Some future year, I will have all (or at least most) of my Christmas shopping done by the end of November.
Some future year, I will spend lazy Sunday afternoons addressing Christmas cards and have them all ready for the postman by mid-December.
Some future year, I will string popcorn and cranberries and decorate the evergreen trees (I don’t have any evergreen trees here) for the birds.
Some future year, my desire and creativity regarding homemade gifts will not exceed the time and energy available for doing them.
But since it is the beginning of December, and none of the above will be happening this year, I am going to focus on letting go of those ideas. The wreath will come out today (I hope). The shopping will get done (online, mainly). The cards and the treats for the birds and the homemade gifts will get done, or not, as usual.
Ultimately, it boils down to pride. I want to put on a good show. If things aren’t “perfect” it means I am not perfect. Failure to meet my own unreasonable expectations makes me stressed and frustrated and grumpy, and that isn’t fair to my family, and it certainly isn’t fair to me. I can’t do it all. And I must humbly accept that.

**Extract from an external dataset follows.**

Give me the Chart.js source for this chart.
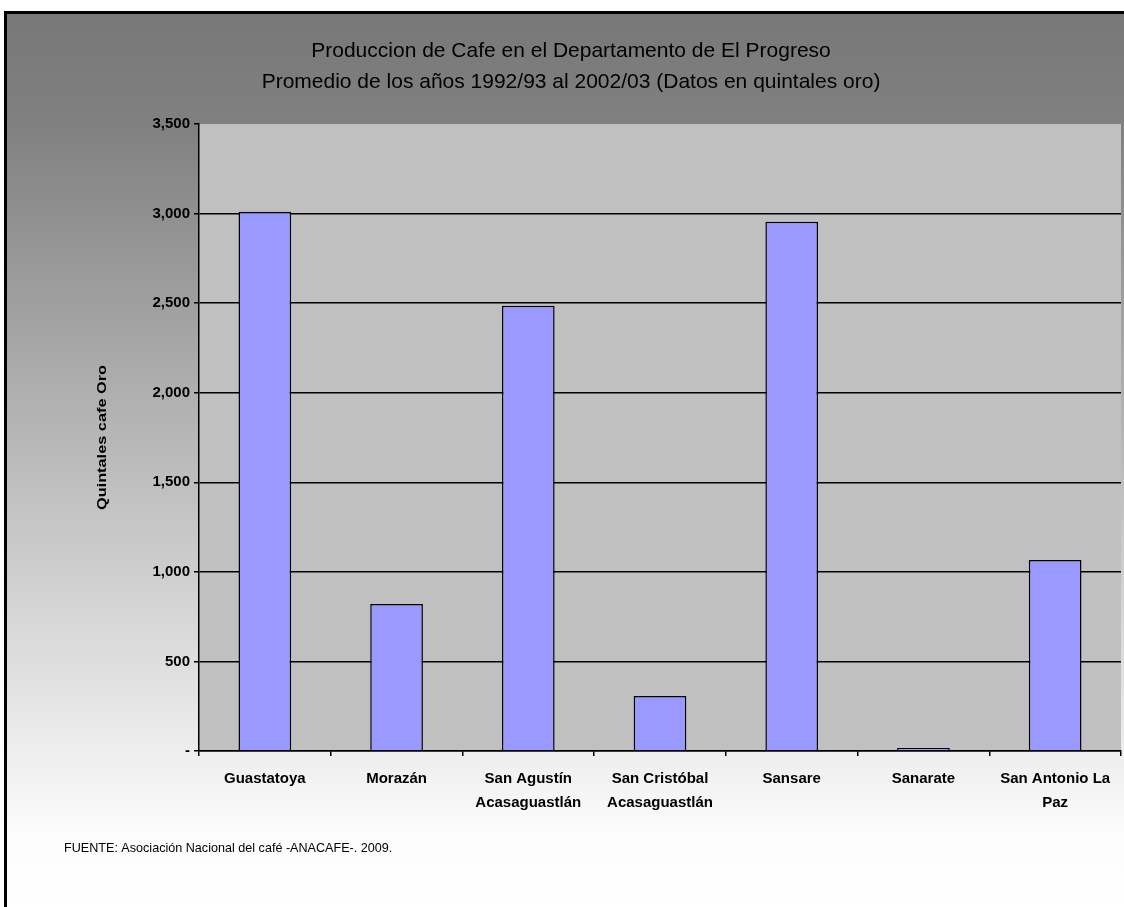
<!DOCTYPE html>
<html><head><meta charset="utf-8">
<script src="https://cdn.jsdelivr.net/npm/chart.js@4"></script>
<style>
html,body{margin:0;padding:0;background:#fff;width:1124px;height:907px;overflow:hidden;}
#frame{position:absolute;left:4px;top:11px;width:1117px;height:893px;border-left:3px solid #000;border-top:3px solid #000;}
canvas{display:block;}
</style></head><body>
<div id="frame"><canvas id="c" width="1117" height="893"></canvas></div>
<script>
const categories = [['Guastatoya'],['Morazán'],['San Agustín','Acasaguastlán'],['San Cristóbal','Acasaguastlán'],['Sansare'],['Sanarate'],['San Antonio La','Paz']];
const production = [3010, 820, 2485, 307, 2954, 17, 1066];
const yTickValues = [0,500,1000,1500,2000,2500,3000,3500];
const yTickLabels = ['-','500','1,000','1,500','2,000','2,500','3,000','3,500'];
const titleLines = ['Produccion de Cafe en el Departamento de El Progreso','Promedio de los años 1992/93 al 2002/03 (Datos en quintales oro)'];
const yAxisTitle = 'Quintales cafe Oro';
const sourceNote = 'FUENTE: Asociación Nacional del café -ANACAFE-. 2009.';

Chart.defaults.font.family = "'Liberation Sans', Arial, sans-serif";
Chart.defaults.color = '#000';

const decor = {
  id: 'decor',
  beforeDraw(chart) {
    const {ctx, chartArea: a, width, height} = chart;
    ctx.save();
    const g = ctx.createLinearGradient(0, 0, 0, height);
    g.addColorStop(0, '#787878');
    g.addColorStop(110/height, '#808080');
    g.addColorStop(820/height, '#fcfcfc');
    g.addColorStop(1, '#ffffff');
    ctx.fillStyle = g;
    ctx.fillRect(0, 0, width, height);
    ctx.fillStyle = '#c0c0c0';
    ctx.fillRect(a.left, a.top, a.right - a.left, a.bottom - a.top);
    ctx.restore();
  },
  afterDraw(chart) {
    const {ctx, chartArea: a} = chart;
    ctx.save();
    ctx.fillStyle = '#000';
    ctx.textAlign = 'center';
    ctx.textBaseline = 'middle';
    ctx.font = "21px 'Liberation Sans', Arial, sans-serif";
    ctx.fillText(titleLines[0], 564, 37);
    ctx.fillText(titleLines[1], 564, 68);
    // y-axis title
    ctx.save();
    ctx.translate(96, (a.top + a.bottom) / 2);
    ctx.rotate(-Math.PI / 2);
    ctx.scale(1.36, 1);
    ctx.font = "bold 12px 'Liberation Sans', Arial, sans-serif";
    ctx.fillText(yAxisTitle, 0, 0);
    ctx.restore();
    // source note
    ctx.textAlign = 'left';
    ctx.font = "12.6px 'Liberation Sans', Arial, sans-serif";
    ctx.fillText(sourceNote, 57, 835);
    ctx.restore();
  }
};

new Chart(document.getElementById('c'), {
  type: 'bar',
  data: {
    labels: categories,
    datasets: [{
      data: production,
      backgroundColor: '#9999ff',
      borderColor: '#000',
      borderWidth: 1.5,
      barPercentage: 0.4,
      categoryPercentage: 1.0
    }]
  },
  options: {
    responsive: false,
    devicePixelRatio: 1,
    animation: false,
    layout: { padding: { top: 110, left: 0, right: 3, bottom: 76 } },
    plugins: { legend: { display: false }, tooltip: { enabled: false }, title: { display: false } },
    scales: {
      x: {
        grid: { offset: true, drawOnChartArea: false, drawTicks: true, tickLength: 5, color: '#000', lineWidth: 1.5 },
        border: { display: true, color: '#000', width: 1.5 },
        ticks: { font: { size: 15, weight: 'bold', lineHeight: 1.6 }, color: '#000', maxRotation: 0, minRotation: 0, autoSkip: false, padding: 11 },
        afterFit(s) { s.height = 80; }
      },
      y: {
        min: 0, max: 3500,
        afterBuildTicks(s) { s.ticks = yTickValues.map(v => ({ value: v })); },
        grid: {
          color: c => (c.tick && c.tick.value === 3500) ? 'rgba(0,0,0,0)' : '#000',
          tickColor: '#000', tickLength: 5, lineWidth: 1.5
        },
        border: { display: true, color: '#000', width: 1.5 },
        ticks: {
          font: { size: 15, weight: 'bold' }, color: '#000', padding: 4,
          callback: v => yTickLabels[yTickValues.indexOf(v)]
        },
        afterFit(s) { s.width = 192; }
      }
    }
  },
  plugins: [decor]
});
</script>
</body></html>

What is a New Month’s Resolution? Every month I look at where I need to focus my attention. Perhaps I’ve been procrastinating on certain chores. Perhaps I need to spend some extra time with one or more of the kids. Perhaps I’d like to try a new habit. New Month’s Resolutions are not grandiose plans to lose ten pounds or declutter the entire house or give up smoking (of course, I don’t smoke, but if I did, this would not be the venue in which I would give it up). New Month’s resolutions are short-term commitments; they are easily attained goals; they focus on what is needed right now, instead of what is best for a lifetime.
Do you have a new month’s resolution?